最近、自分のやっていることは何なのか、やろうとしていることは何なのか、うまく言い表す方法がないかと思案した挙句、「未来建設業」ということばを思いつきました。自分ひとりでは絶対に造ることのできない、設計図を持ち寄っての試行錯誤が頼りで、サグラダ・ファミリアよりも果てしのない事業―
サン=テグジュペリは『戦う操縦士』の中で、こう書いています。
私の属する文明の人間は個々の人間から出発しては定義できない。個々の人間は人間によってはじめて定義される。あらゆる存在のうちにおけると同様、人間のうちにはそれを構成する素材によっては説明しがたいものがある。ひとつの寺院は石材の総量とはまさに別のものだ。石材は幾何学であり、建築学であるに過ぎない。寺院を定義するのは石材ではない。寺院はその独自の意味によって石材を豊かにするのだ。それらの石材は、寺院の石材たることによって尊くなったのだ。このうえなく多様な石材が寺院の単一性に奉仕している。寺院はその賛美歌のなかに、どんなしかめた口でも吸収してしまう。 これにぼくは(おこがましいことは承知で)次のことを付け加えて、この饒舌なポストを終わりにしたいと思います。すなわち―
それでもぼくは、個々の人間を通じて人間が実現することを信じる。個々の人間が人間という定義に向かって生きていく歩み、それぞれの石材が寺院の意味を支えていることに誇りをもつこと、それこそがよりよい文明への道を作るのだ、と。

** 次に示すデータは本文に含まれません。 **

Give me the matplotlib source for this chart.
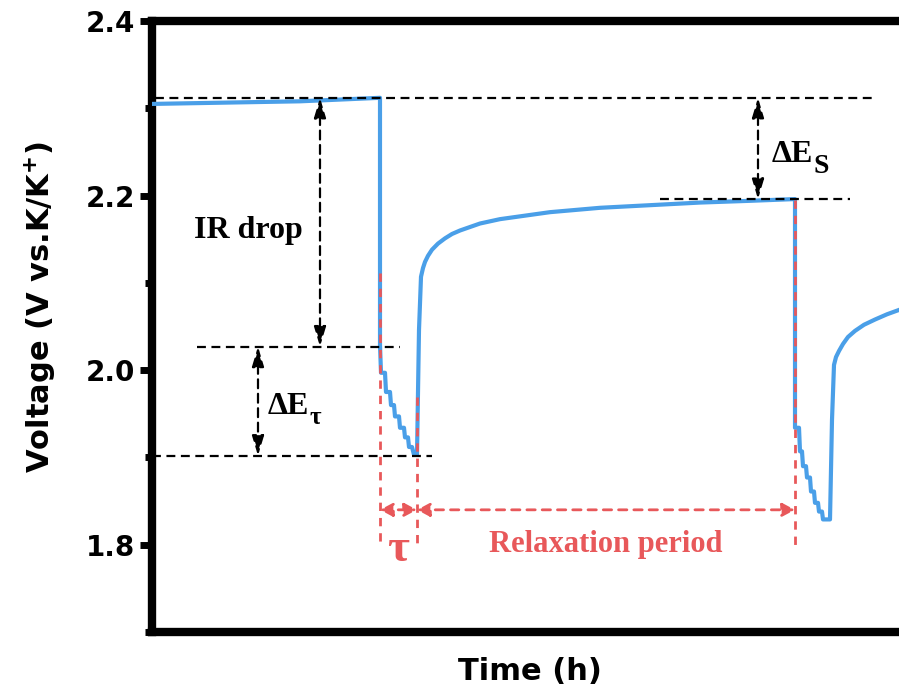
import matplotlib
matplotlib.use("Agg")
import matplotlib.pyplot as plt
from matplotlib.ticker import MultipleLocator

# voltage profile, split by phase
rest_t = [0.00, 0.98, 1.48, 2.28]
rest_v = [2.305, 2.307, 2.308, 2.312]
pulse1_t = [2.28, 2.29, 2.33, 2.34, 2.38, 2.39, 2.42, 2.43, 2.47, 2.48, 2.52, 2.53, 2.56, 2.57, 2.60, 2.62, 2.65]
pulse1_v = [2.029, 1.997, 1.997, 1.975, 1.975, 1.960, 1.960, 1.947, 1.947, 1.934, 1.934, 1.923, 1.923, 1.912, 1.912, 1.903, 1.903]
relax_t = [2.67, 2.69, 2.71, 2.73, 2.76, 2.80, 2.86, 2.93, 3.00, 3.08, 3.18, 3.28, 3.48, 3.73, 3.98, 4.48, 4.98, 5.48, 5.98, 6.43]
relax_v = [2.046, 2.107, 2.117, 2.124, 2.131, 2.138, 2.145, 2.151, 2.156, 2.160, 2.164, 2.168, 2.173, 2.177, 2.181, 2.186, 2.189, 2.192, 2.194, 2.196]
pulse2_t = [6.43, 6.47, 6.48, 6.50, 6.51, 6.54, 6.55, 6.58, 6.59, 6.62, 6.63, 6.66, 6.67, 6.70, 6.71, 6.78]
pulse2_v = [1.934, 1.934, 1.907, 1.907, 1.890, 1.890, 1.877, 1.877, 1.861, 1.861, 1.848, 1.848, 1.838, 1.838, 1.829, 1.829]
relax2_t = [6.80, 6.82, 6.84, 6.87, 6.91, 6.96, 7.03, 7.12, 7.23, 7.35, 7.47]
relax2_v = [1.943, 2.006, 2.015, 2.022, 2.030, 2.038, 2.045, 2.052, 2.058, 2.064, 2.069]

time_h = rest_t + pulse1_t + relax_t + pulse2_t + relax2_t
voltage = rest_v + pulse1_v + relax_v + pulse2_v + relax2_v

# reference levels (V) and event times (h)
v_rest = 2.312
v_relaxed = 2.196
v_after_ir = 2.027
v_end_pulse = 1.902
t_pulse_on = 2.28
t_pulse_off = 2.65
t_next_pulse = 6.43

BLUE = "#4a9fe8"
RED = "#e8585a"
SERIF = "Liberation Serif"

fig = plt.figure(figsize=(8.99, 7.0), dpi=100)
ax = fig.add_axes([152 / 899, 0.0971, 800 / 899, 0.8729])
ax.set_xlim(0, 8)
ax.set_ylim(1.7, 2.4)

ax.plot(time_h, voltage, color=BLUE, lw=3, solid_joinstyle="round", zorder=3)

dash_k = dict(color="black", lw=1.6, ls=(0, (4, 2.5)), zorder=4)
ax.plot([0.03, 7.23], [v_rest, v_rest], **dash_k)
ax.plot([5.08, 6.98], [v_relaxed, v_relaxed], **dash_k)
ax.plot([0.45, 2.48], [v_after_ir, v_after_ir], **dash_k)
ax.plot([0.00, 2.80], [v_end_pulse, v_end_pulse], **dash_k)

dash_r = dict(color=RED, lw=2, ls=(0, (3, 2.5)), zorder=4)
ax.plot([t_pulse_on, t_pulse_on], [2.111, 1.80], **dash_r)
ax.plot([t_pulse_off, t_pulse_off], [1.969, 1.80], **dash_r)
ax.plot([t_next_pulse, t_next_pulse], [2.195, 1.80], **dash_r)


def double_arrow(x0, y0, x1, y1, color, lw, ls, head):
    ax.annotate("", xy=(x1, y1), xytext=(x0, y0),
                arrowprops=dict(arrowstyle=f"<|-|>,head_length={head[0]},head_width={head[1]}",
                                color=color, lw=lw, ls=ls, shrinkA=0, shrinkB=0),
                zorder=5)


double_arrow(1.68, v_rest, 1.68, v_after_ir, "black", 1.6, (0, (4, 2.5)), (1.2, 0.36))
double_arrow(1.06, v_after_ir, 1.06, v_end_pulse, "black", 1.6, (0, (4, 2.5)), (1.2, 0.36))
double_arrow(6.06, v_rest, 6.06, v_relaxed, "black", 1.6, (0, (4, 2.5)), (1.2, 0.36))
double_arrow(t_pulse_on, 1.840, t_pulse_off, 1.840, RED, 2, (0, (3, 2.5)), (0.75, 0.4))
double_arrow(t_pulse_off, 1.840, t_next_pulse, 1.840, RED, 2, (0, (3, 2.5)), (0.75, 0.4))

ax.text(0.96, 2.160, "IR drop", family=SERIF, weight="bold", fontsize=23, ha="center", va="center")

t1 = ax.text(1.16, 1.958, "ΔE", family=SERIF, weight="bold", fontsize=23, ha="left", va="center")
ax.annotate("τ", xy=(1.0, 0.12), xycoords=t1, family=SERIF, weight="bold", fontsize=18,
            ha="left", va="center")
t2 = ax.text(6.20, 2.247, "ΔE", family=SERIF, weight="bold", fontsize=23, ha="left", va="center")
ax.annotate("S", xy=(1.0, 0.10), xycoords=t2, family=SERIF, weight="bold", fontsize=20,
            ha="left", va="center")

ax.text(2.46, 1.794, "τ", family=SERIF, weight="bold", fontsize=34, color=RED, ha="center", va="center")
ax.text(4.54, 1.800, "Relaxation period", family=SERIF, weight="bold", fontsize=22,
        color=RED, ha="center", va="center")

for side in ["left", "top", "bottom"]:
    ax.spines[side].set_linewidth(6)
ax.spines["right"].set_visible(False)

ax.set_xticks([])
ax.set_yticks([1.8, 2.0, 2.2, 2.4])
ax.yaxis.set_minor_locator(MultipleLocator(0.1))
ax.tick_params(axis="y", which="major", direction="out", length=9, width=5, pad=3, labelsize=20)
ax.tick_params(axis="y", which="minor", direction="out", length=5, width=5)
for lab in ax.get_yticklabels():
    lab.set_fontweight("bold")

fig.text(40 / 899, 1 - 307 / 700, r"Voltage (V vs.K/K$^{\mathbf{+}}$)", rotation=90,
         fontsize=22, weight="bold", ha="center", va="center")
fig.text(530 / 899, 1 - 672 / 700, "Time (h)", fontsize=22, weight="bold", ha="center", va="center")

fig.savefig("out.png", dpi=100)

今年5月、マンチェスターで起きたテロに対して、あちこちで歌われた”Don’t Look Back In Anger”。アリアナ・グランデのステージでクリス・マーティンが歌った映像も、もちろんマンチェスターの人たちが街で合唱した映像も心を打つものでしたが、これはフランスのギャルド・レピュブリケーヌがフットボールの試合の前に演奏した様子。イングランドの応援団たちの大合唱が聴けます。歌うことはけして無力ではない。音楽は無力ではない。テレビやネットから流れるうただけではなく、有名人がステージ上で歌い上げるうただけではなく、きみが口ずさむうたにこそ、世界を変えるだけの力がある。別の動画に寄せられていた"All france are with you,England"というコメントにもぐっときました。